▸ Task prompt
Report how many lines contain the word "React"; answer with the number only.

Rows from a dataset of charts and code:
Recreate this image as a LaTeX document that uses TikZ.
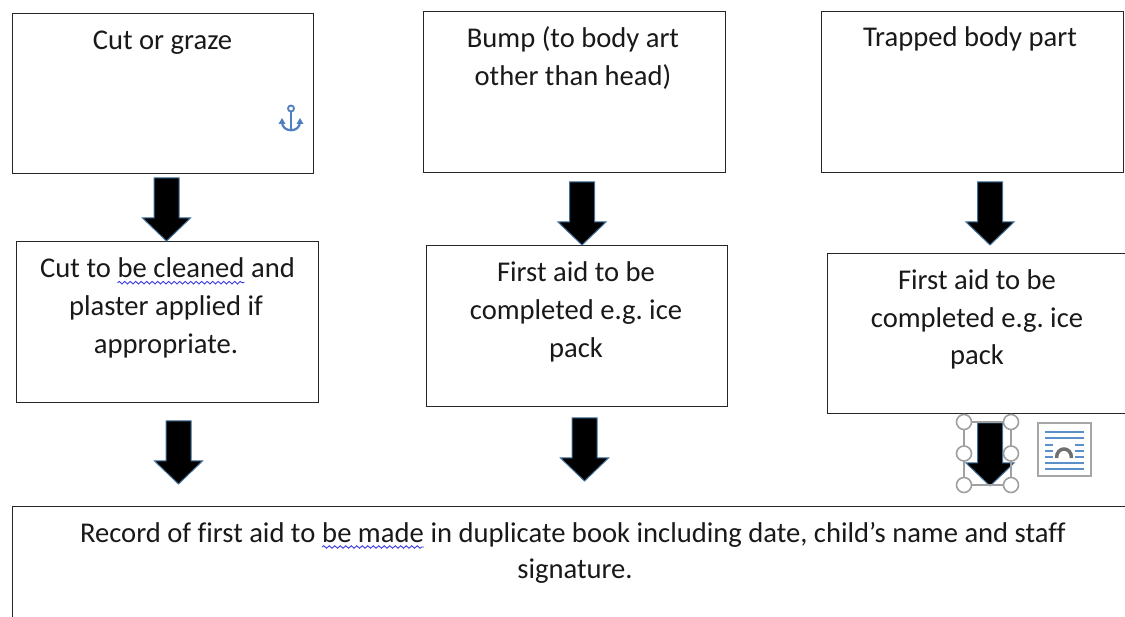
\documentclass[tikz,border=0pt]{standalone}
\usepackage{fontspec}
\setmainfont[Ligatures=NoCommon]{Carlito}
\frenchspacing
\usetikzlibrary{decorations.pathmorphing}
\definecolor{spell}{RGB}{60,60,225}
\definecolor{arrowedge}{RGB}{65,113,156}
\definecolor{handlegray}{RGB}{160,160,160}
\definecolor{anchorblue}{RGB}{79,127,191}
\definecolor{iconblue}{RGB}{91,143,201}
\definecolor{icongray}{RGB}{112,112,112}
\tikzset{
  box/.style={draw=black!85, line width=1.4pt, inner sep=0pt, anchor=north west, fill=white},
  txt/.style={anchor=base, inner sep=0pt, font=\fontsize{28.6}{37.5}\selectfont, text=black!90},
  arrowstyle/.style={fill=black, draw=arrowedge, line width=1pt, line join=miter},
  blockarrow/.pic={\path[arrowstyle] (-12.5,0) -- (12.5,0) -- (12.5,40) -- (24,40) -- (0,63) -- (-24,40) -- (-12.5,40) -- cycle;},
  handle/.style={draw=handlegray, fill=white, line width=1.6pt},
  spellwave/.style={spell, line width=0.9pt, decorate, decoration={snake, amplitude=1.3pt, segment length=5.5pt}},
}
\begin{document}
\begin{tikzpicture}[x=1pt,y=-1pt]
\useasboundingbox (0,0) rectangle (1125,617);
\clip (0,0) rectangle (1125,617);
\fill[white] (0,0) rectangle (1125,617);
% boxes
\node[box, minimum width=301pt, minimum height=160pt] (b1) at (12,13) {};
\node[box, minimum width=302pt, minimum height=161pt] (b2) at (423,11) {};
\node[box, minimum width=302pt, minimum height=161pt] (b3) at (821,11) {};
\node[box, minimum width=302pt, minimum height=161pt] (b4) at (16,241) {};
\node[box, minimum width=301pt, minimum height=161pt] (b5) at (426,245) {};
\node[box, minimum width=302pt, minimum height=160pt] (b6) at (827,253) {};
\node[box, minimum width=1140pt, minimum height=140pt] (b7) at (12,506) {};
% texts
\node[txt] (t1) at (162.5,50) {Cut or graze};
\node[txt] (t2a) at (573,48) {Bump (to body art};
\node[txt] (t2b) at (573,86) {other than head)};
\node[txt] (t3) at (970,47) {Trapped body part};
\node[txt] (t4m) at (181,277.7) {be cleaned};
\node[txt, anchor=base east] (t4l) at ([xshift=-6.4pt]t4m.base west) {Cut to};
\node[txt, anchor=base west] (t4r) at ([xshift=6.4pt]t4m.base east) {and};
\node[txt] (t4b) at (166,316) {plaster applied if};
\node[txt] (t4c) at (166,354) {appropriate.};
\node[txt] (t5a) at (576,281.5) {First aid to be};
\node[txt] (t5b) at (576,320) {completed e.g. ice};
\node[txt] (t5c) at (576,357.5) {pack};
\node[txt] (t6a) at (977,289.5) {First aid to be};
\node[txt] (t6b) at (977,327.5) {completed e.g. ice};
\node[txt] (t6c) at (977,364.5) {pack};
\node[txt] (t7m) at (373,542) {be made};
\node[txt, anchor=base east] (t7l) at ([xshift=-6.4pt]t7m.base west) {Record of first aid to};
\node[txt, anchor=base west] (t7r) at ([xshift=6.4pt]t7m.base east) {in duplicate book including date, child’s name and staff};
\node[txt] (t7b) at (575,578) {signature.};
% spelling waves
\draw[spellwave] ([yshift=-5pt]t4m.base west) -- ([yshift=-5pt]t4m.base east);
\draw[spellwave] ([yshift=-5pt]t7m.base west) -- ([yshift=-5pt]t7m.base east);
% block arrows
\pic at (166.5,178) {blockarrow};
\pic at (178.5,421) {blockarrow};
\pic at (582,182) {blockarrow};
\pic at (584.5,418) {blockarrow};
\pic at (990,182) {blockarrow};
\pic at (990,423) {blockarrow};
% selection frame of last arrow
\draw[handlegray, line width=1.2pt] (964,422) rectangle (1011,485);
\foreach \hx in {964,1011}{\foreach \hy in {422,453.5,485}{\path[handle] (\hx,\hy) circle[radius=7.5pt];}}
% layout options icon
\draw[draw=black!35, line width=1.2pt, fill=white] (1038,423) rectangle (1091,476);
\foreach \ly in {432,438,463,469}{\draw[iconblue, line width=1.6pt] (1045,\ly) -- (1084,\ly);}
\foreach \ly in {445,451,457}{\draw[iconblue, line width=1.6pt] (1045,\ly) -- (1053,\ly) (1075,\ly) -- (1084,\ly);}
\draw[icongray, line width=3.5pt] (1056.5,458) .. controls (1056.5,446) and (1071.5,446) .. (1071.5,458);
% anchor icon
\draw[anchorblue, line width=1.8pt] (291,108.5) circle[radius=3pt];
\draw[anchorblue, line width=2.2pt] (291,111.5) -- (291,130);
\draw[anchorblue, line width=2.2pt] (282,122) .. controls (282,133) and (300,133) .. (300,122);
\fill[anchorblue] (278.5,124) -- (285.5,124) -- (282,118) -- cycle;
\fill[anchorblue] (296.5,124) -- (303.5,124) -- (300,118) -- cycle;
\end{tikzpicture}
\end{document}
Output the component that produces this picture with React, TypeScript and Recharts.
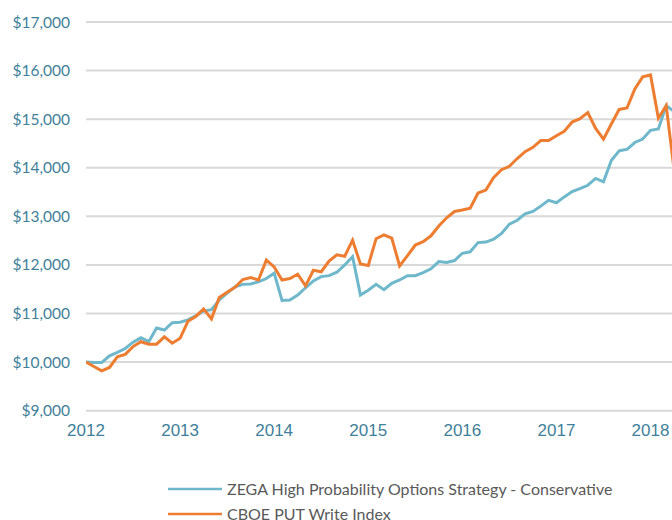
import React from "react";
import { LineChart, Line, XAxis, YAxis, CartesianGrid, Legend } from "recharts";

const yearLabels = ["2012", "2013", "2014", "2015", "2016", "2017", "2018"];
const monthNames = ["Jan", "Feb", "Mar", "Apr", "May", "Jun", "Jul", "Aug", "Sep", "Oct", "Nov", "Dec"];
const seriesNames = [
  "ZEGA High Probability Options Strategy - Conservative",
  "CBOE PUT Write Index",
];
const yTicks = [9000, 10000, 11000, 12000, 13000, 14000, 15000, 16000, 17000];
const xTicks = [0, 12, 24, 36, 48, 60, 72];

const zega = [
  10000, 9990, 9990, 10130, 10200, 10280, 10410, 10500, 10420, 10700, 10660, 10810,
  10820, 10870, 10950, 11050, 11080, 11280, 11420, 11550, 11600, 11610, 11650, 11720,
  11830, 11270, 11280, 11380, 11530, 11670, 11760, 11780, 11850, 12000, 12170, 11380,
  11480, 11600, 11490, 11620, 11690, 11780, 11780, 11840, 11920, 12070, 12050, 12090,
  12240, 12270, 12460, 12470, 12530, 12650, 12840, 12920, 13050, 13100, 13210, 13330,
  13280, 13400, 13510, 13570, 13640, 13780, 13710, 14150, 14350, 14380, 14520, 14590,
  14770, 14800, 15280, 15160,
];

const cboe = [
  10000, 9910, 9820, 9890, 10110, 10160, 10320, 10420, 10370, 10370, 10520, 10390,
  10490, 10840, 10940, 11095, 10890, 11330, 11440, 11540, 11700, 11740, 11690, 12100,
  11960, 11690, 11720, 11810, 11570, 11890, 11860, 12080, 12210, 12180, 12510, 12020,
  11990, 12540, 12620, 12550, 11980, 12190, 12410, 12480, 12600, 12800, 12970, 13100,
  13130, 13170, 13480, 13540, 13800, 13960, 14030, 14190, 14330, 14420, 14560, 14560,
  14660, 14750, 14940, 15010, 15135, 14810, 14590, 14900, 15200, 15230, 15620, 15870,
  15910, 15020, 15280, 13970,
];

const data = zega.map((v, i) => ({
  idx: i,
  month: `${monthNames[i % 12]} ${yearLabels[Math.floor(i / 12)] ?? ""}`,
  zega: v,
  cboe: cboe[i],
}));

const TEAL = "#6fb8cb";
const ORANGE = "#ed7d31";
const AXIS_TEXT = "#3f7f99";

const fmtMoney = (v: number) => "$" + v.toLocaleString("en-US");
const fmtYear = (v: number) => yearLabels[Math.round(v / 12)] ?? "";

const renderLegend = (props: any) => {
  const payload = [...(props.payload || [])].sort(
    (a: any, b: any) => seriesNames.indexOf(a.value) - seriesNames.indexOf(b.value)
  );
  return (
    <div style={{ width: 480, height: 50 }}>
      {payload.map((entry: any, k: number) => (
        <div key={k} style={{ display: "flex", alignItems: "center", height: 25 }}>
          <svg width={54} height={4} style={{ display: "block" }}>
            <line x1={0} y1={2} x2={54} y2={2} stroke={entry.color} strokeWidth={2.5} />
          </svg>
          <span
            style={{
              marginLeft: 5,
              fontFamily: "Lato, sans-serif",
              fontSize: 16,
              color: "#595959",
              lineHeight: "25px",
              whiteSpace: "nowrap",
            }}
          >
            {entry.value}
          </span>
        </div>
      ))}
    </div>
  );
};

export default function App() {
  return (
    <div style={{ position: "absolute", left: 0, top: 0, width: 672, height: 520, background: "#fff", overflow: "hidden" }}>
      <LineChart
        width={672}
        height={520}
        data={data}
        margin={{ top: 22, right: 0, left: 0, bottom: 79.3 }}
      >
        <CartesianGrid horizontal vertical={false} stroke="#d9d9d9" strokeWidth={2} />
        <XAxis
          dataKey="idx"
          type="number"
          domain={[0, 74.74]}
          allowDataOverflow
          ticks={xTicks}
          tickFormatter={fmtYear}
          axisLine={false}
          tickLine={false}
          tickMargin={7}
          height={30}
          interval={0}
          tick={{ fill: AXIS_TEXT, fontSize: 17, fontFamily: "'Liberation Sans', Arial, sans-serif" }}
        />
        <YAxis
          type="number"
          domain={[9000, 17000]}
          ticks={yTicks}
          tickFormatter={fmtMoney}
          axisLine={false}
          tickLine={false}
          tickMargin={10}
          width={86}
          interval={0}
          tick={{ fill: AXIS_TEXT, fontSize: 15.5, fontFamily: "Lato, sans-serif" }}
        />
        <Legend
          layout="vertical"
          verticalAlign="middle"
          align="center"
          content={renderLegend}
          wrapperStyle={{ left: 168, top: 476, width: 480, height: 50, bottom: "auto", right: "auto" }}
        />
        <Line
          type="linear"
          dataKey="zega"
          name={seriesNames[0]}
          stroke={TEAL}
          strokeWidth={3}
          dot={false}
          activeDot={false}
          isAnimationActive={false}
        />
        <Line
          type="linear"
          dataKey="cboe"
          name={seriesNames[1]}
          stroke={ORANGE}
          strokeWidth={3}
          dot={false}
          activeDot={false}
          isAnimationActive={false}
        />
      </LineChart>
    </div>
  );
}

▸ Solution
2